The risk averse, arse-covering of Whitehall audit committee culture must end and responsibility be devolved down to communities and groups capable of accountably ordering, managing and delivering services. The personalisation of public services will be based on humane qualities of elected accountability, personability, responsibility and trust.

And the reason for this is that small platoons of organised people, entrusted with responsibility will invariably stand up to do their best for their communities. They do so admiralbly well enough on the continent, and in those parts of the world wherein English government was transplanted, namely the United States and white Commonwealth, so why not return to its roots here?

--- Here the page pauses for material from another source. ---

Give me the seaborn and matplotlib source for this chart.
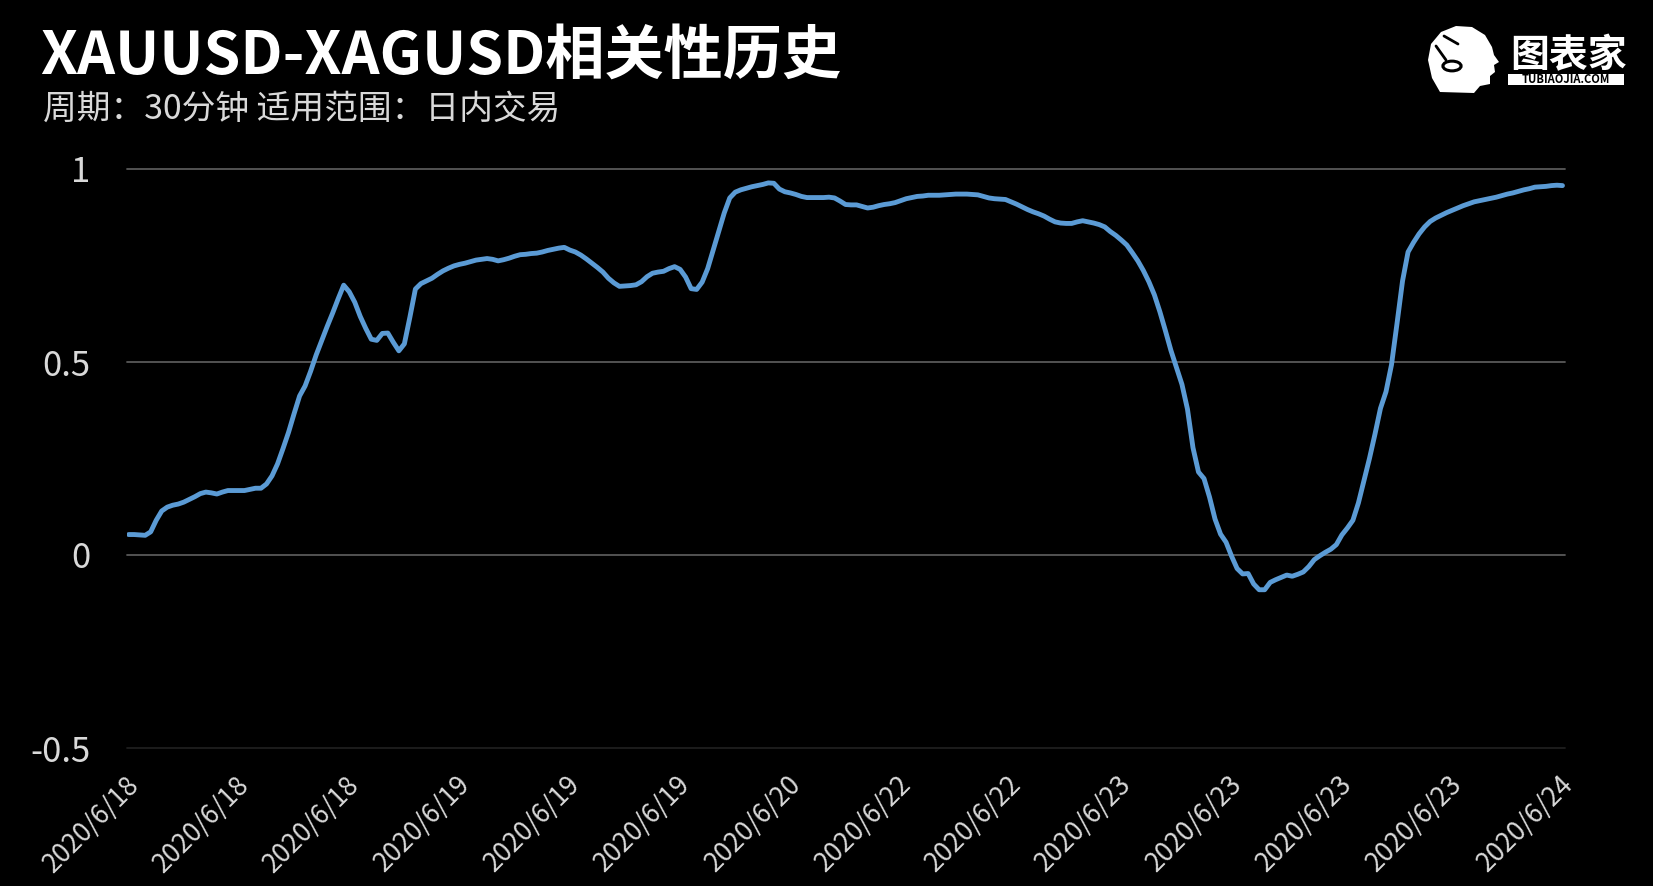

Jenkins opines: “Democracy can only be based on tiers of autonomy, on people trusting people who trust other people, on a hierarchy of trusts. Only thus will we allow others to exercise judgments and accept risk on our behalf. Otherwise public service degenerates into a miasma of league tables and statistics.”

And as Onora O’Neill writes in the 2004 Reith Lecture: “When individuals and the professionals are denied responsibility for risk a part of their humanity is diminished. The individual is socialised. You may increase openness and transparency in government, but this does not increase trust. Indeed if anything trust had receded as transparency advanced.

“Perhaps we should not be surprised,’ said O’Neill, ‘that the technologies that spread information so easily are just as good at spreading misinformation and disinformation;. Trust in self government depends on trust in confidences, even secrets, bred of personal acquaintance and professional respect. People long to trust others but if they have bred in them a ‘culture of suspicion’ they will not do so.”

To rewrite WH Auden, ‘We must trust one another or die’

1 comment:

Paul Buchanan said...

Dear Jonathan,

Very pleased to meet you through your blog! I was put in touch by a mutual friend, Chris Clarke, and am very pleased to read what you have written so far.....welcome to the wonderful world of blogging....beware, it can become addictive!